# 150 gpd BRS water saving upgrade for RODI unit



## Rookie2013 (Jan 17, 2013)

Hi
I was looking to reduce the waste water coming out of my Spectrapure 4 stage RODI unit and increase the product output. I saw BRS 150 gpd water saving upgrade does this job however I am not sure if this product can be purchased anywhere in Canada or GTA. Does anyone know if we can buy it locally and where? Thanks.


----------



## rburns24 (Jan 31, 2011)

-
I got mine from BRS. I wasn't able to find one locally.
-


----------



## altcharacter (Jan 10, 2011)

That unit is really just a double DI setup where the waste water is diverted back into another DI filter. You can make one yourself from what I've seen.

Although it might be cheaper to just buy one from BRS


----------



## Rookie2013 (Jan 17, 2013)

rburns24 said:


> -
> I got mine from BRS. I wasn't able to find one locally.
> -


Yes Rburns I couldn't find it locally either .. Thank you for the reply.


----------



## blunthead (Jan 24, 2011)

its actually a second membrane ( 2x75gpd ) makes it 150 gpd
i run it on my brs unit
u can just make it yourself thers not much to it
its not quite 1:1 ratio but close enough


----------



## Rookie2013 (Jan 17, 2013)

altcharacter said:


> That unit is really just a double DI setup where the waste water is diverted back into another DI filter. You can make one yourself from what I've seen.
> 
> Although it might be cheaper to just buy one from BRS


Hi Altcharacter yes you r right you can make one but honestly I am afraid I might mess it up going DIY....


----------



## Rookie2013 (Jan 17, 2013)

blunthead said:


> its actually a second membrane ( 2x75gpd ) makes it 150 gpd
> i run it on my brs unit
> u can just make it yourself thers not much to it
> its not quite 1:1 ratio but close enough


That's correct it runs off of a second membrane.


----------



## blunthead (Jan 24, 2011)

I should also mention i have very strong water pressure so i can run a second membrane no problem, if your pressures low consider getting a booster pump


----------



## Rookie2013 (Jan 17, 2013)

Yes I read about the pressure here is my dilemma recently the psi meter on my rodi unit stopped working and I am not sure what could be the problem, maybe time to change the membrane but it's only 3 yrs old OR is it something else???


----------



## Rookie2013 (Jan 17, 2013)

blunthead said:


> I should also mention i have very strong water pressure so i can run a second membrane no problem, if your pressures low consider getting a booster pump


Ok I was able to fix the psi meter on my rodi membrane it just needed some cleaning.
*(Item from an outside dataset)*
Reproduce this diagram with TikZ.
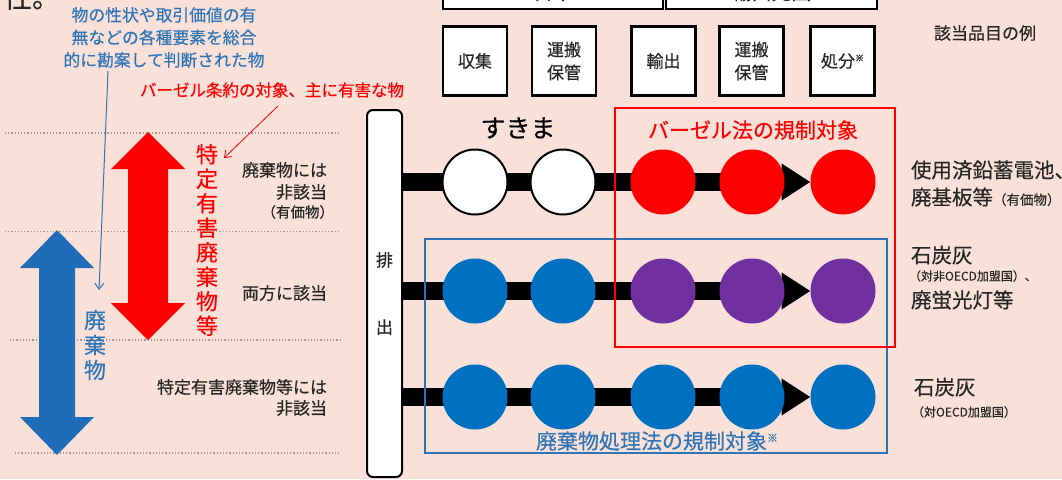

Now am I looking at this psi or are you referring to the tap where the rodi is connected. I connect my rodi directly to my tap in the basement. How would I know how much psi is going in the membrane from the tap?


----------



## blunthead (Jan 24, 2011)

whats the gauge reading when you run water thru the unit, should be anywhere from 50-100 psi normally., i can bury the needle on my gauge so i just turn down my tap but if your making 80 or less adding a second membrane might not be a good idea. you might wanna consider swapping to a 100gpd membrane and getting a booster pump if thats the case, you will also have to replace the flow restrictor to match the membrane if you go this route.


----------



## Rookie2013 (Jan 17, 2013)

blunthead said:


> whats the gauge reading when you run water thru the unit, should be anywhere from 50-100 psi normally., i can bury the needle on my gauge so i just turn down my tap but if your making 80 or less adding a second membrane might not be a good idea. you might wanna consider swapping to a 100gpd membrane and getting a booster pump if thats the case, you will also have to replace the flow restrictor to match the membrane if you go this route.


ok I will check the psi on the gauge when I go home this afternoon, but what do you mean by making 80 or less (does it mean the psi reading of 80 or less on the gauge OR making 80 or less gallons of water) ?


----------



## Lilphil26 (Sep 15, 2015)

He means psi... I think


----------



## Rookie2013 (Jan 17, 2013)

Lilphil26 said:


> He means psi... I think


I think so too but just want to reconfirm...


----------



## blunthead (Jan 24, 2011)

yes psi, if its to low it might drop alot more with a second membrane


----------



## Rookie2013 (Jan 17, 2013)

blunthead said:


> yes psi, if its to low it might drop alot more with a second membrane


Ok so just checked my unit and it is a 90GPD standard 4 stage unit. The psi reading I get is upwards of 80 which is very good ofcourse I can go higher but I tend to run it around 75-80. So I can definetly add another membrane and reduce my waste water. Thank you guys for all your help. Its time to shop on BRS.com


----------